Beaucoup, dans les différents camps, réclament cette capacité à construire des compromis pour réussir à faire voter les textes. Et notamment l’épineux budget pour l’année 2025, le fameux projet de loi de finances, qui sera débattu à partir d’octobre.
Le 4 août, dans Le Figaro, la députée d’Ensemble pour la République (ex-Renaissance), Aurore Bergé, exposait les grandes lignes de la mission du futur Premier ministre dans cette période particulière : il doit savoir naviguer avec le Parlement et « avoir une solide expérience du compromis » tout en étant « respecté par les députés ».

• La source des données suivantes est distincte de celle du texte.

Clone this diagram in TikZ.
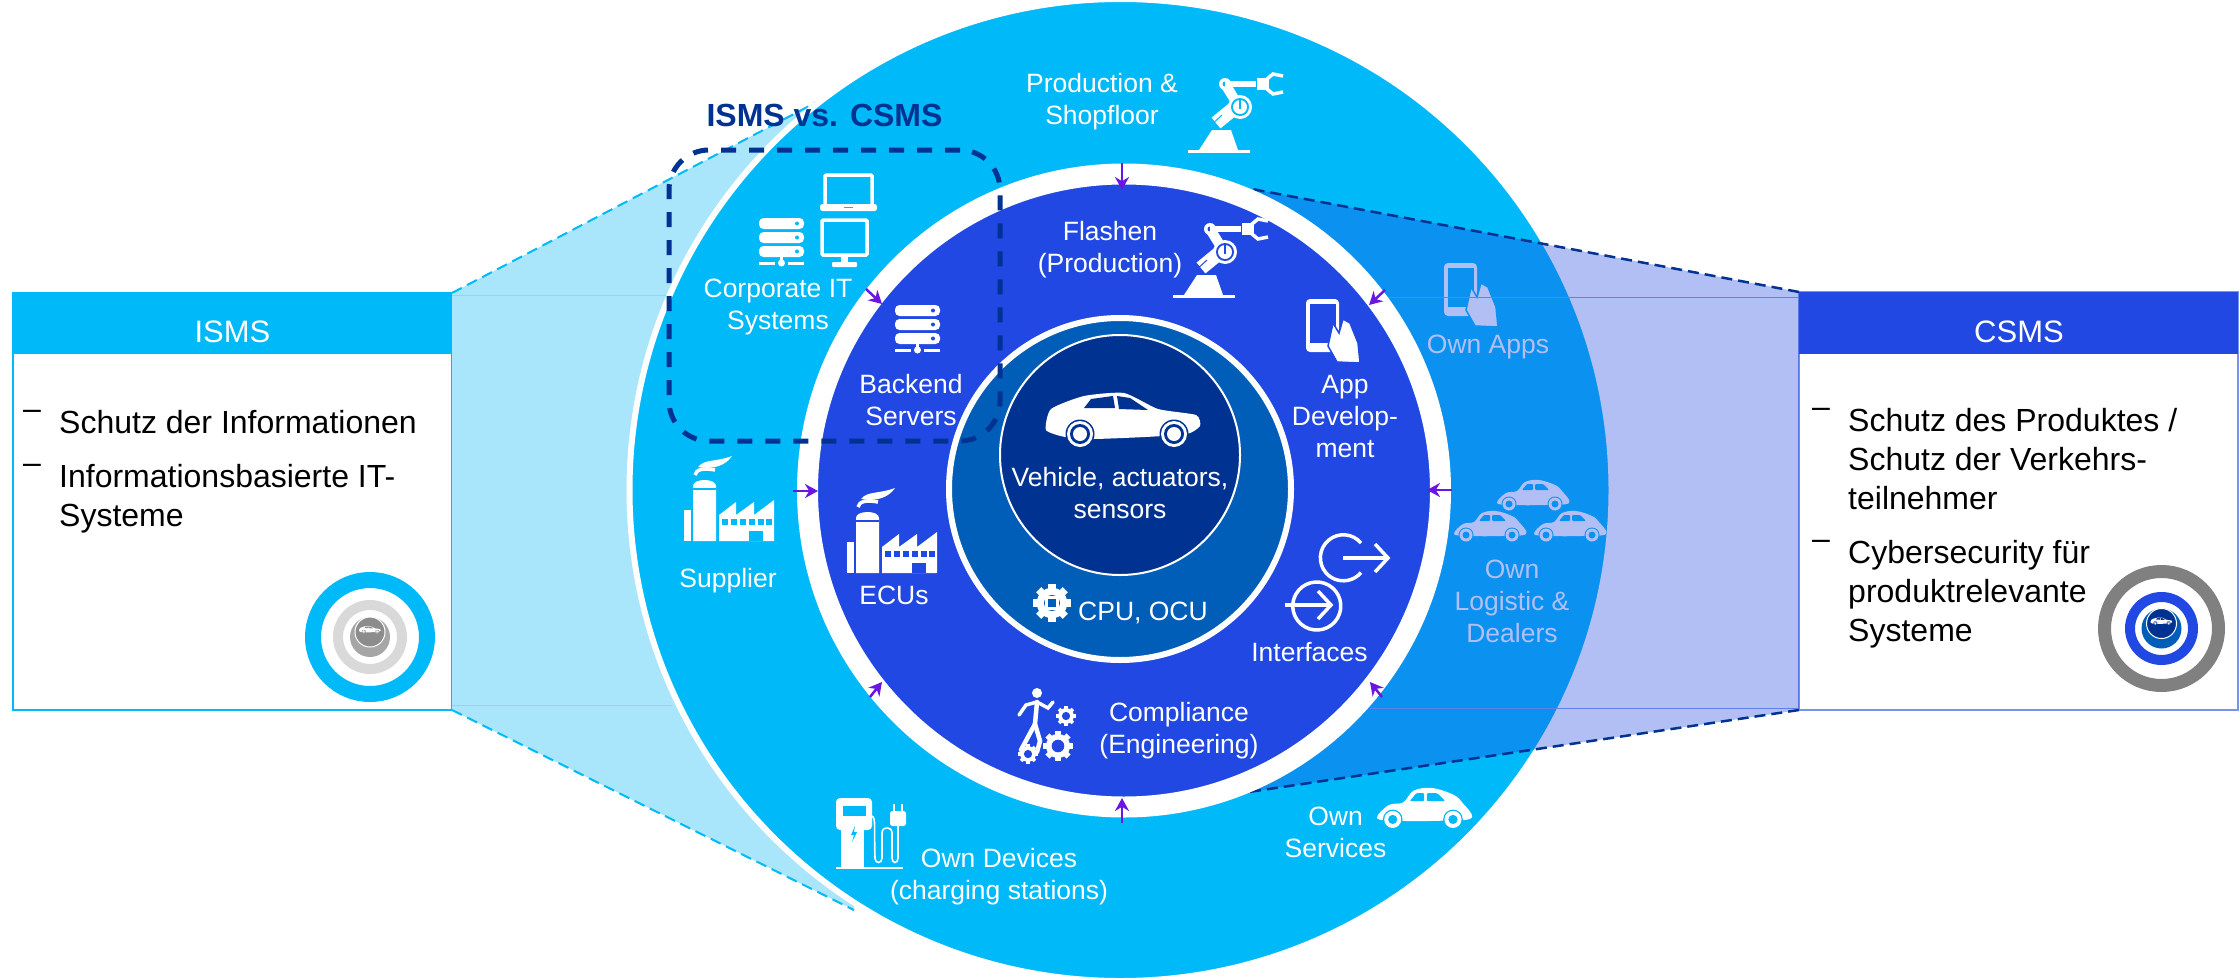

Un futur Premier ministre, chantre des décrets et des ordonnances ?
La dernière législature, qui n’avait offert qu’une majorité relative au camp présidentiel, a déjà donné une illustration des possibilités de gouverner sans le soutien des parlementaires. Au-delà des textes de lois votés et approuvés par l’Assemblée nationale puis le Sénat, d’autres possibilités de faire avancer une France ingouvernable demeurent.
Il existe aussi de fait « un pouvoir réglementaire autonome, avec son propre ensemble de décrets, d’arrêtés, d’ordonnances, de circulaires », comme le rappelait début juillet dans Le Monde le professeur de droit public à l’université Paris-Saclay, Julien Boudon. Et ce dernier souligne le « rôle majeur » du Premier ministre, « au cœur de la machine administrative ».
De nombreuses dispositions existent qui permettent de contourner les débats de l’Assemblée nationale pour permettre le passage de certaines réformes. Ainsi au sein de l’Éducation nationale par exemple, peu de réformes pédagogiques nécessitent une loi. Les changements dans l’organisation de l’enseignement, les évolutions des programmes scolaires ou les modifications de la formation des enseignants ne nécessitent qu’un texte réglementaire, un arrêté ou un décret.
Pour interdire l’abaya à l’année scolaire 2023, par exemple, il suffisait à Gabriel Attal, alors ministre de l’Éducation nationale, d’une note clarifiant le décret d’application de la loi de 2004 encadrant le port de signes religieux à l’école.